### Exercise aim
Repeat the material verbatim. Images are excluded from the copy.
================================
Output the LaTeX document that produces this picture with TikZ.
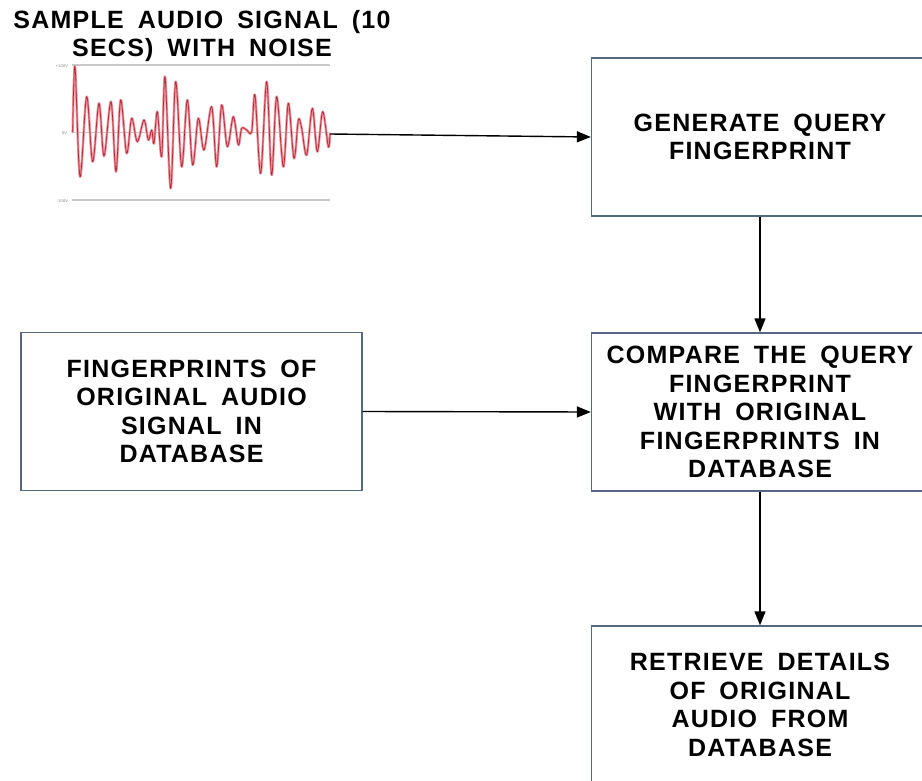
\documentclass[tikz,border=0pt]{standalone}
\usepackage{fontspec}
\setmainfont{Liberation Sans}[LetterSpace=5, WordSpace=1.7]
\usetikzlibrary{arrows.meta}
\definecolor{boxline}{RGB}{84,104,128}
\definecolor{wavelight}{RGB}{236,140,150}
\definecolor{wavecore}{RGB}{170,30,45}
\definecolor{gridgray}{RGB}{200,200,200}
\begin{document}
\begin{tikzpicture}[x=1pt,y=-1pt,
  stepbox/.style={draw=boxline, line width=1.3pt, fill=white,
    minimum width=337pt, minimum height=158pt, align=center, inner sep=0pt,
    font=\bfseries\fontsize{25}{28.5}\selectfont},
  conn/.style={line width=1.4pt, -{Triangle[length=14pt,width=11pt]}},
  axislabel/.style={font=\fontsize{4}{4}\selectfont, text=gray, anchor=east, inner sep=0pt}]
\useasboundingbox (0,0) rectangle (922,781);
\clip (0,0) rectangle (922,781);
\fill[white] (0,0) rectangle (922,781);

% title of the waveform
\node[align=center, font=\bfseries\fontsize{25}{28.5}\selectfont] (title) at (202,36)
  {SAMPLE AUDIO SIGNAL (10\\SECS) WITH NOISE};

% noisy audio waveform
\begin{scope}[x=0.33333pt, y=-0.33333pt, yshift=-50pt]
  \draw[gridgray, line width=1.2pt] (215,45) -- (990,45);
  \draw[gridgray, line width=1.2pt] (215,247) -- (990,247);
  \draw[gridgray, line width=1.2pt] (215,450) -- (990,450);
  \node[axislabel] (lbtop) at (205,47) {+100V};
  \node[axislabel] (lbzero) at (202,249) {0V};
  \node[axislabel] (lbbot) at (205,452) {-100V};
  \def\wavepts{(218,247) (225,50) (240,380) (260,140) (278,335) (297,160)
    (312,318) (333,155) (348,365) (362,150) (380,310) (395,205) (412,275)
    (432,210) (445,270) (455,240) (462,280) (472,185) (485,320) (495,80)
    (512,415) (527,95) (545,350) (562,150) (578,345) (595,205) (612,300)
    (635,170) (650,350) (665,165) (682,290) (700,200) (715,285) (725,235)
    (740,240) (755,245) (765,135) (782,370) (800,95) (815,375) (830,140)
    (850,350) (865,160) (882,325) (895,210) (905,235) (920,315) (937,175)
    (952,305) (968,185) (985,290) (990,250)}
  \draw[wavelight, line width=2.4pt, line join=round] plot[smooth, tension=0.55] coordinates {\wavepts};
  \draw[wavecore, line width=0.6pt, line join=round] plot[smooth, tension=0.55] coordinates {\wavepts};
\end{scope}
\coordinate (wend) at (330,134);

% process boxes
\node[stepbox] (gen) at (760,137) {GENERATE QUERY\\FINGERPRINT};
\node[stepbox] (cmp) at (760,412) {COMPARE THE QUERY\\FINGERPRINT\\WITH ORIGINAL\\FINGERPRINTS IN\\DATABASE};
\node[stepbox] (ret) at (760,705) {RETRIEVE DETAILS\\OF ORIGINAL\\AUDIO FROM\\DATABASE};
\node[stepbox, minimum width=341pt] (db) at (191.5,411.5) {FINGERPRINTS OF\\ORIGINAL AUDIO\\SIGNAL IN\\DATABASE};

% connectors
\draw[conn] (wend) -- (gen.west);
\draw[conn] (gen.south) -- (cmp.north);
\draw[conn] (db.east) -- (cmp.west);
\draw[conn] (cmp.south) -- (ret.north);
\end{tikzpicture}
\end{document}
================================
### Full response
Output the LaTeX document that produces this picture with TikZ.
\documentclass[tikz,border=0pt]{standalone}
\usepackage{fontspec}
\setmainfont{Liberation Sans}[LetterSpace=5, WordSpace=1.7]
\usetikzlibrary{arrows.meta}
\definecolor{boxline}{RGB}{84,104,128}
\definecolor{wavelight}{RGB}{236,140,150}
\definecolor{wavecore}{RGB}{170,30,45}
\definecolor{gridgray}{RGB}{200,200,200}
\begin{document}
\begin{tikzpicture}[x=1pt,y=-1pt,
  stepbox/.style={draw=boxline, line width=1.3pt, fill=white,
    minimum width=337pt, minimum height=158pt, align=center, inner sep=0pt,
    font=\bfseries\fontsize{25}{28.5}\selectfont},
  conn/.style={line width=1.4pt, -{Triangle[length=14pt,width=11pt]}},
  axislabel/.style={font=\fontsize{4}{4}\selectfont, text=gray, anchor=east, inner sep=0pt}]
\useasboundingbox (0,0) rectangle (922,781);
\clip (0,0) rectangle (922,781);
\fill[white] (0,0) rectangle (922,781);

% title of the waveform
\node[align=center, font=\bfseries\fontsize{25}{28.5}\selectfont] (title) at (202,36)
  {SAMPLE AUDIO SIGNAL (10\\SECS) WITH NOISE};

% noisy audio waveform
\begin{scope}[x=0.33333pt, y=-0.33333pt, yshift=-50pt]
  \draw[gridgray, line width=1.2pt] (215,45) -- (990,45);
  \draw[gridgray, line width=1.2pt] (215,247) -- (990,247);
  \draw[gridgray, line width=1.2pt] (215,450) -- (990,450);
  \node[axislabel] (lbtop) at (205,47) {+100V};
  \node[axislabel] (lbzero) at (202,249) {0V};
  \node[axislabel] (lbbot) at (205,452) {-100V};
  \def\wavepts{(218,247) (225,50) (240,380) (260,140) (278,335) (297,160)
    (312,318) (333,155) (348,365) (362,150) (380,310) (395,205) (412,275)
    (432,210) (445,270) (455,240) (462,280) (472,185) (485,320) (495,80)
    (512,415) (527,95) (545,350) (562,150) (578,345) (595,205) (612,300)
    (635,170) (650,350) (665,165) (682,290) (700,200) (715,285) (725,235)
    (740,240) (755,245) (765,135) (782,370) (800,95) (815,375) (830,140)
    (850,350) (865,160) (882,325) (895,210) (905,235) (920,315) (937,175)
    (952,305) (968,185) (985,290) (990,250)}
  \draw[wavelight, line width=2.4pt, line join=round] plot[smooth, tension=0.55] coordinates {\wavepts};
  \draw[wavecore, line width=0.6pt, line join=round] plot[smooth, tension=0.55] coordinates {\wavepts};
\end{scope}
\coordinate (wend) at (330,134);

% process boxes
\node[stepbox] (gen) at (760,137) {GENERATE QUERY\\FINGERPRINT};
\node[stepbox] (cmp) at (760,412) {COMPARE THE QUERY\\FINGERPRINT\\WITH ORIGINAL\\FINGERPRINTS IN\\DATABASE};
\node[stepbox] (ret) at (760,705) {RETRIEVE DETAILS\\OF ORIGINAL\\AUDIO FROM\\DATABASE};
\node[stepbox, minimum width=341pt] (db) at (191.5,411.5) {FINGERPRINTS OF\\ORIGINAL AUDIO\\SIGNAL IN\\DATABASE};

% connectors
\draw[conn] (wend) -- (gen.west);
\draw[conn] (gen.south) -- (cmp.north);
\draw[conn] (db.east) -- (cmp.west);
\draw[conn] (cmp.south) -- (ret.north);
\end{tikzpicture}
\end{document}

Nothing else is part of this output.